RAW DATA —

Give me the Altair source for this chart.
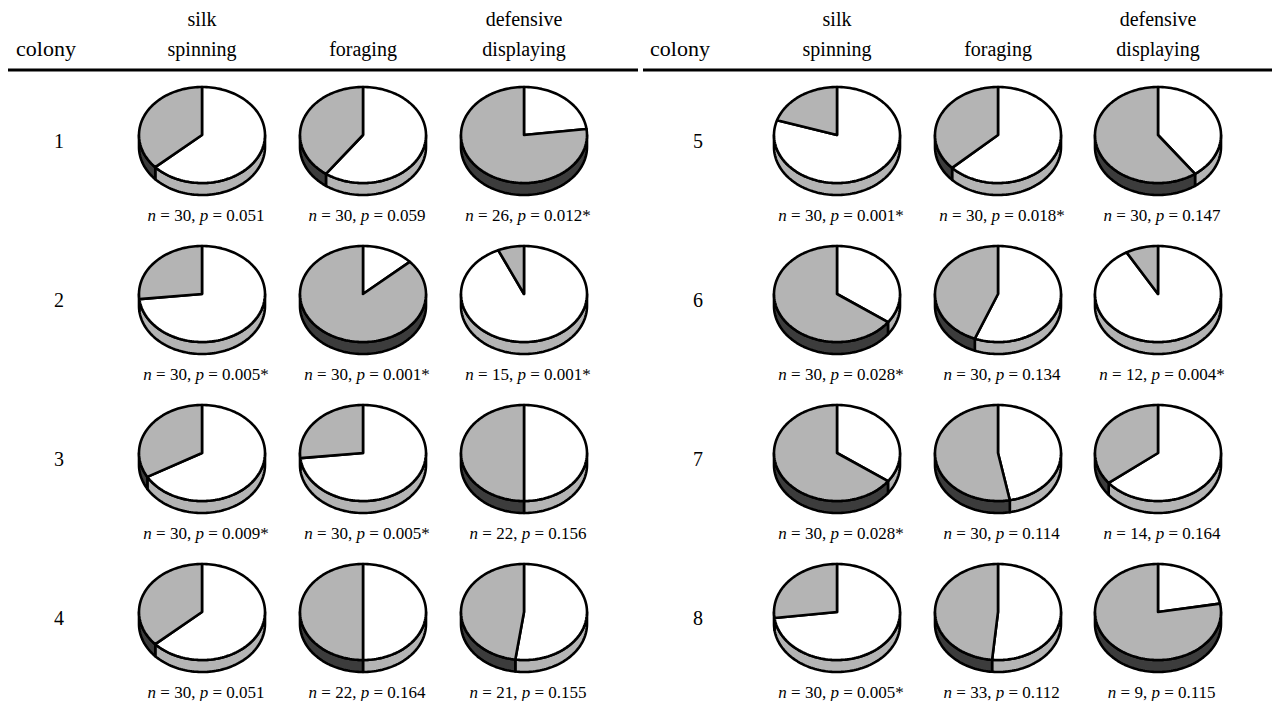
import altair as alt
import pandas as pd
import numpy as np

# ---------------- data ----------------
colonies = [1, 2, 3, 4, 5, 6, 7, 8]
task_lines = [["silk", "spinning"], ["", "foraging"], ["defensive", "displaying"]]

# share of the grey slice (drawn counter-clockwise from 12 o'clock)
grey_silk = [0.367, 0.267, 0.333, 0.367, 0.200, 0.650, 0.650, 0.270]
grey_forage = [0.400, 0.867, 0.267, 0.500, 0.370, 0.440, 0.530, 0.485]
grey_defend = [0.770, 0.067, 0.500, 0.478, 0.600, 0.083, 0.357, 0.778]

n_silk = [30, 30, 30, 30, 30, 30, 30, 30]
n_forage = [30, 30, 30, 22, 30, 30, 30, 33]
n_defend = [26, 15, 22, 21, 30, 12, 14, 9]
p_silk = ["0.051", "0.005*", "0.009*", "0.051", "0.001*", "0.028*", "0.028*", "0.005*"]
p_forage = ["0.059", "0.001*", "0.005*", "0.164", "0.018*", "0.134", "0.114", "0.112"]
p_defend = ["0.012*", "0.001*", "0.156", "0.155", "0.147", "0.004*", "0.164", "0.115"]

# ---------------- layout / style ----------------
W, H = 1264, 693
FONT = "Liberation Serif"
GREY = "#b4b4b4"
DARK = "#3c3c3c"
block_pie_x = [[202, 363, 524], [837, 998, 1158]]
block_label_x = [59, 698]
block_colony_x = [46, 680]
row_y0, row_dy = 135, 159
A, B, DEPTH = 63, 48, 12
STEP = 2.0

grey_all = [grey_silk, grey_forage, grey_defend]
n_all = [n_silk, n_forage, n_defend]
p_all = [p_silk, p_forage, p_defend]


def pt(cx, cy, th, dy=0.0):
    r = np.radians(th)
    return cx + A * np.sin(r), cy - B * np.cos(r) + dy


def arc(t1, t2):
    k = max(2, int(abs(t2 - t1) / STEP) + 1)
    return np.linspace(t1, t2, k)


polys = []  # rows: pid, kind, k, x, y
pid = 0


def add_poly(kind, pts):
    global pid
    pts = list(pts) + [pts[0]]
    for k, (x, y) in enumerate(pts):
        polys.append(dict(pid=pid, kind=kind, k=k, x=x, y=y))
    pid += 1


texts_norm, texts_ital = [], []

# Times-compatible advance widths (em/1000)
ADV = {" ": 250, "=": 564, ",": 250, ".": 250, "*": 500}
for d in "0123456789":
    ADV[d] = 500
ADV["n"] = 500
ADV["p"] = 500


def tw(s, size):
    return sum(ADV.get(c, 500) for c in s) * size / 1000.0


STAT_SIZE = 17
SP = tw(" ", STAT_SIZE)

for ci, col in enumerate(colonies):
    blk = 0 if ci < 4 else 1
    r = ci % 4
    cy = row_y0 + row_dy * r
    for t in range(3):
        cx = block_pie_x[blk][t]
        g = grey_all[t][ci]
        tg = 360.0 * (1.0 - g)  # white: [0, tg], grey: [tg, 360]
        lo, hi = 90.0, 270.0
        if tg > lo:
            e = min(hi, tg)
            top = [pt(cx, cy, th) for th in arc(lo, e)]
            bot = [pt(cx, cy, th, DEPTH) for th in arc(e, lo)]
            add_poly("side_light", top + bot)
        if tg < hi:
            s = max(lo, tg)
            top = [pt(cx, cy, th) for th in arc(s, hi)]
            bot = [pt(cx, cy, th, DEPTH) for th in arc(hi, s)]
            add_poly("side_dark", top + bot)
        if tg > 0:
            add_poly("top_white", [(cx, cy)] + [pt(cx, cy, th) for th in arc(0, tg)])
        if tg < 360:
            add_poly("top_grey", [(cx, cy)] + [pt(cx, cy, th) for th in arc(tg, 360)])
        # tokens of "n = 30, p = 0.051" (spaces become gaps between tokens)
        tokens = [("n", True), ("=", False), (f"{n_all[t][ci]},", False), ("p", True),
                  ("=", False), (p_all[t][ci], False)]
        total = sum(tw(s, STAT_SIZE) for s, _ in tokens) + SP * (len(tokens) - 1)
        x0 = cx + 4 - total / 2
        for s, it in tokens:
            (texts_ital if it else texts_norm).append(dict(x=x0, y=cy + 86, text=s))
            x0 += tw(s, STAT_SIZE) + SP

poly_df = pd.DataFrame(polys)

headers = []
colony_head = []
for blk in range(2):
    colony_head.append(dict(x=block_colony_x[blk], y=56, text="colony"))
    for t in range(3):
        l1, l2 = task_lines[t]
        if l1:
            headers.append(dict(x=block_pie_x[blk][t], y=26, text=l1))
        headers.append(dict(x=block_pie_x[blk][t], y=56, text=l2))
head_df = pd.DataFrame(headers)
colony_df = pd.DataFrame(colony_head)

num_df = pd.DataFrame([dict(x=block_label_x[0 if i < 4 else 1], y=row_y0 + row_dy * (i % 4) + 13, text=str(c))
                       for i, c in enumerate(colonies)])
rule_df = pd.DataFrame([dict(x=8, x2=638, y=70), dict(x=643, x2=1276, y=70)])

xs = alt.Scale(domain=[8, 8 + W], nice=False, zero=False)
ys = alt.Scale(domain=[8, 8 + H], reverse=True, nice=False, zero=False)
X = alt.X("x:Q", scale=xs, axis=None)
Y = alt.Y("y:Q", scale=ys, axis=None)

layers = []
for kind, color in [("side_light", GREY), ("side_dark", DARK), ("top_white", "white"), ("top_grey", GREY)]:
    layers.append(
        alt.Chart(poly_df[poly_df.kind == kind]).mark_line(
            fill=color, stroke="black", strokeWidth=2.6, strokeJoin="round", strokeCap="round"
        ).encode(x=X, y=Y, detail="pid:N", order="k:Q")
    )

layers.append(alt.Chart(rule_df).mark_rule(color="black", strokeWidth=3).encode(x=X, x2="x2:Q", y=Y))
layers.append(alt.Chart(head_df).mark_text(font=FONT, fontSize=20, align="center", baseline="alphabetic", color="black")
              .encode(x=X, y=Y, text="text:N"))
layers.append(alt.Chart(colony_df).mark_text(font=FONT, fontSize=22, align="center", baseline="alphabetic",
                                             color="black")
              .encode(x=X, y=Y, text="text:N"))
layers.append(alt.Chart(num_df).mark_text(font=FONT, fontSize=20, align="center", baseline="alphabetic", color="black")
              .encode(x=X, y=Y, text="text:N"))
layers.append(alt.Chart(pd.DataFrame(texts_norm)).mark_text(font=FONT, fontSize=STAT_SIZE, align="left",
                                                            baseline="alphabetic", color="black")
              .encode(x=X, y=Y, text="text:N"))
layers.append(alt.Chart(pd.DataFrame(texts_ital)).mark_text(font=FONT, fontSize=STAT_SIZE, fontStyle="italic",
                                                            align="left", baseline="alphabetic", color="black")
              .encode(x=X, y=Y, text="text:N"))

chart = alt.layer(*layers).properties(
    width=W, height=H, padding=0, autosize=alt.AutoSizeParams(type="none")
).configure_view(stroke=None)

chart.save("out.html", embed_options={"renderer": "svg", "actions": False})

DIRECTIONS FOR THIS TASK — Would you reproduce the lines above, from the very first through the line containing "return cx +", exactly and without the pictures?

ANSWER FOR THIS EXERCISE —
Give me the Altair source for this chart.
import altair as alt
import pandas as pd
import numpy as np

# ---------------- data ----------------
colonies = [1, 2, 3, 4, 5, 6, 7, 8]
task_lines = [["silk", "spinning"], ["", "foraging"], ["defensive", "displaying"]]

# share of the grey slice (drawn counter-clockwise from 12 o'clock)
grey_silk = [0.367, 0.267, 0.333, 0.367, 0.200, 0.650, 0.650, 0.270]
grey_forage = [0.400, 0.867, 0.267, 0.500, 0.370, 0.440, 0.530, 0.485]
grey_defend = [0.770, 0.067, 0.500, 0.478, 0.600, 0.083, 0.357, 0.778]

n_silk = [30, 30, 30, 30, 30, 30, 30, 30]
n_forage = [30, 30, 30, 22, 30, 30, 30, 33]
n_defend = [26, 15, 22, 21, 30, 12, 14, 9]
p_silk = ["0.051", "0.005*", "0.009*", "0.051", "0.001*", "0.028*", "0.028*", "0.005*"]
p_forage = ["0.059", "0.001*", "0.005*", "0.164", "0.018*", "0.134", "0.114", "0.112"]
p_defend = ["0.012*", "0.001*", "0.156", "0.155", "0.147", "0.004*", "0.164", "0.115"]

# ---------------- layout / style ----------------
W, H = 1264, 693
FONT = "Liberation Serif"
GREY = "#b4b4b4"
DARK = "#3c3c3c"
block_pie_x = [[202, 363, 524], [837, 998, 1158]]
block_label_x = [59, 698]
block_colony_x = [46, 680]
row_y0, row_dy = 135, 159
A, B, DEPTH = 63, 48, 12
STEP = 2.0

grey_all = [grey_silk, grey_forage, grey_defend]
n_all = [n_silk, n_forage, n_defend]
p_all = [p_silk, p_forage, p_defend]


def pt(cx, cy, th, dy=0.0):
    r = np.radians(th)
    return cx + A * np.sin(r), cy - B * np.cos(r) + dy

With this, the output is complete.